The question is how many queries per second you want to run on that table. With proper SSDs and a 10:1 read/write distribution, and using read slaves for the read queries, I'd expect you could do 1,000 writes and 10,000 reads per second to a SQL database like that. Note that read slaves are very easy to set up for SQL databases, but much harder to set up for file system based solutions.

You could also put all the accounts in a single Redis instance. I bet you could do several hundred thousand transactions per second there, with the trade-off that if the system crashed, you might roll back to the last disk snapshot (20 minutes or so for a full system.) Redis also supports replicas that you can use as read slaves.

So, to better answer your question about feasibility: The number of accounts doesn't matter much. The number and complexity of queries per second is much more important. Do you have a feeling for what you'd want to accomplish there?
enum Bool { True, False, FileNotFound };

1. Design my own database system that has a folder containing the account database. There will be 1 .dat file per account. Ive tried something similar like this before and the folder size becomes really large even though there are not large files containing within it, this probably has something to do with the disk state and NTFS... Although I dont think performance would be affected as the database size increases if this is the case though (directly load the single file, no searching required).
2. Same design as above but instead a maximum of 200 accounts per file (not completely sure how this will work though, by that I mean how to find the correct account between multiple files).
3. One main file, dynamically add/remove accounts from this file (I would assume though searching for a account in this solution will have the same problems that SQL databases yield).
4. Just go with technologies such as SQL (big databases become slow though).

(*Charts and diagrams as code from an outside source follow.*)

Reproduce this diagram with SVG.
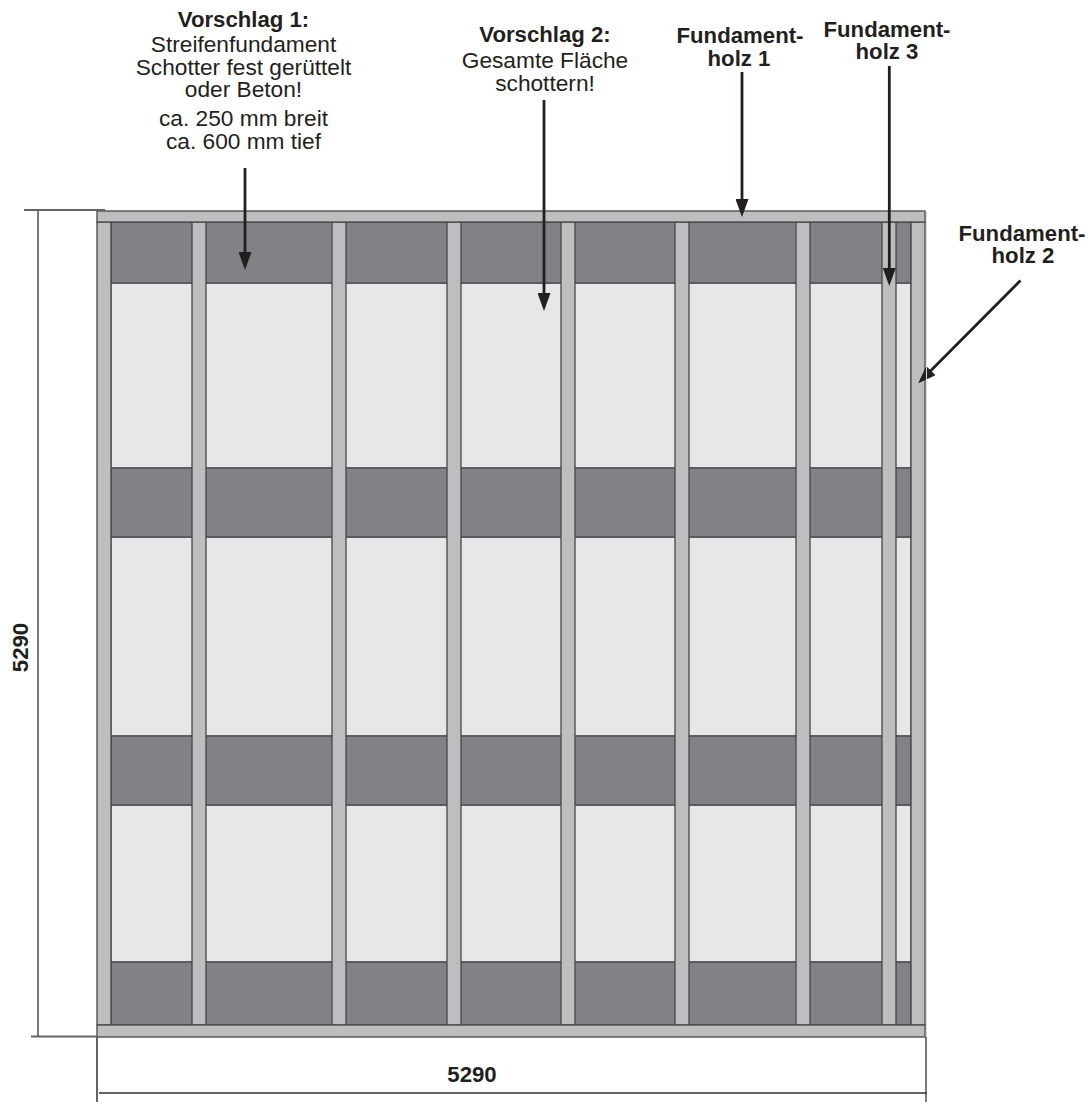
<svg xmlns="http://www.w3.org/2000/svg" width="1091" height="1102" viewBox="0 0 1091 1102">
<style>
text{font-family:"Liberation Sans",Arial,sans-serif;font-size:22.7px;fill:#231f20;text-anchor:middle}
.b{font-weight:bold;font-size:22.2px}
.dark{fill:#808285;stroke:#333335;stroke-width:1}
.light{fill:#e6e7e8;stroke:#333335;stroke-width:1}
.wood{fill:#bcbec0;stroke:#48484a;stroke-width:1.3}
.dim{stroke:#636466;stroke-width:2;fill:none}
.thin{stroke:#333335;stroke-width:1.3;fill:none}
.arr{stroke:#231f20;stroke-width:2.8;fill:none;marker-end:url(#ah)}
</style>
<defs>
<marker id="ah" markerUnits="userSpaceOnUse" markerWidth="18" markerHeight="13" refX="14" refY="6.5" orient="auto" viewBox="0 0 18 13"><path d="M0 0L18 6.5L0 13Z" fill="#231f20"/></marker>
</defs>
<g id="ground">
<rect class="light" x="111" y="283" width="800" height="185"/>
<rect class="light" x="111" y="537" width="800" height="199"/>
<rect class="light" x="111" y="805" width="800" height="157"/>
<rect class="dark" x="111" y="222" width="800" height="61"/>
<rect class="dark" x="111" y="468" width="800" height="69"/>
<rect class="dark" x="111" y="736" width="800" height="69"/>
<rect class="dark" x="111" y="962" width="800" height="63"/>
</g>
<g id="posts">
<rect class="wood" x="97" y="222" width="14" height="803"/>
<rect class="wood" x="192" y="222" width="14" height="803"/>
<rect class="wood" x="332" y="222" width="14" height="803"/>
<rect class="wood" x="447" y="222" width="14" height="803"/>
<rect class="wood" x="561" y="222" width="14" height="803"/>
<rect class="wood" x="675" y="222" width="14" height="803"/>
<rect class="wood" x="796" y="222" width="14" height="803"/>
<rect class="wood" x="882" y="222" width="14" height="803"/>
<rect class="wood" x="911" y="222" width="14" height="803"/>
</g>
<g id="beams">
<rect class="wood" x="97" y="211" width="828" height="11"/>
<rect class="wood" x="97" y="1025" width="828" height="12"/>
</g>
<g id="connectors">
<path class="arr" d="M245 168V266"/>
<path class="arr" d="M544 100V307"/>
<path class="arr" d="M742 72V213"/>
<path class="arr" d="M889.3 66V282"/>
<path class="arr" d="M1020.5 280.5L921 380.5"/>
<path class="dim" d="M24 210H105M31 1036.500H97M97 1037V1102M99 1093H927"/>
<path class="thin" d="M38 211V1036M926 1037V1102"/>
<path d="M926.500 212V1037" stroke="#d8d9da" stroke-width="1" fill="none"/>
</g>
<g id="label-vorschlag1">
<text x="243.500" y="27"><tspan class="b">Vorschlag 1:</tspan><tspan x="243.500" dy="25">Streifenfundament</tspan><tspan x="243.500" dy="23">Schotter fest gerüttelt</tspan><tspan x="243.500" dy="22">oder Beton!</tspan><tspan x="243.500" dy="29">ca. 250 mm breit</tspan><tspan x="243.500" dy="23">ca. 600 mm tief</tspan></text>
</g>
<g id="label-vorschlag2">
<text x="545" y="42"><tspan class="b">Vorschlag 2:</tspan><tspan x="545" dy="26">Gesamte Fläche</tspan><tspan x="545" dy="23">schottern!</tspan></text>
</g>
<g id="label-holz1">
<text class="b" x="740" y="43">Fundament-<tspan x="739" dy="23">holz 1</tspan></text>
</g>
<g id="label-holz3">
<text class="b" x="887" y="37">Fundament-<tspan x="887" dy="22">holz 3</tspan></text>
</g>
<g id="label-holz2">
<text class="b" x="1022" y="241">Fundament-<tspan x="1023" dy="22">holz 2</tspan></text>
</g>
<g id="dim-labels">
<text class="b" x="472" y="1082">5290</text>
<text class="b" transform="translate(28 647.500) rotate(-90)">5290</text>
</g>
</svg>
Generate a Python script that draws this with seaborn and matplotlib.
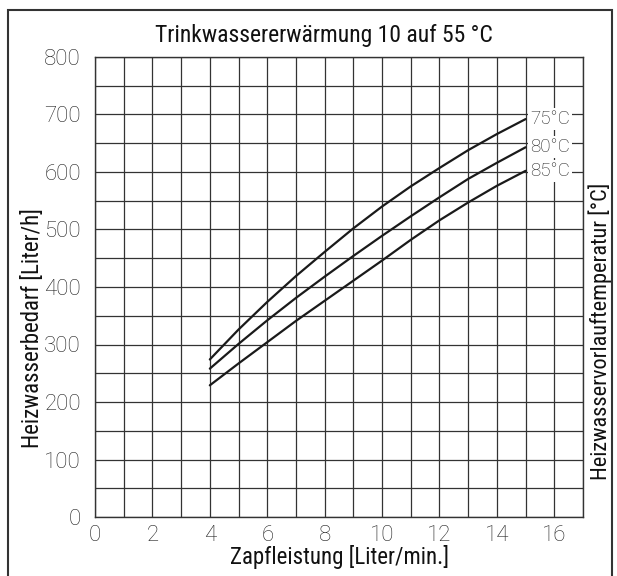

1,2,3 : do this only if you want to write your own DB for fun, not if you need a scalable, working, fast data base.
4: this is the way to go, 1 mio. entiries and a handful of tables are not really a problem. With the right indicies you will have fast access times, the question is, how often will you access the db as hpplus already explained.

From the data you describes access will be most likely not happen very often (login,logout, 5 minut autosave), in this case a simple mysql data base will be likely sufficient and can be scaled up later once you need to support more accounts.
Id probably predict... hmm... 2-4? queries per second if I design it well (may probably increase much more though, variates greatly depending on current amount of players obviously). Does this sound feasible for SQL?
Here's a hint: This site uses a SQL database. It has 4,362,189 Total Posts with 1857 users online (including guests).

It has to sort through all of those posts every time anyone views any thread. Post edits and new posts are written to the database pretty often. Does the site seem responsive? It does to me. I think a SQL database can handle a quarter of that with only a few queries a second just fine.

In this day and age, the only reason to write database software yourself is as a learning experience. If you're serious about performance, stick with the proven projects dedicated soley to building a fast database engine. Hell, MySQL's pretty damn fast and it's free.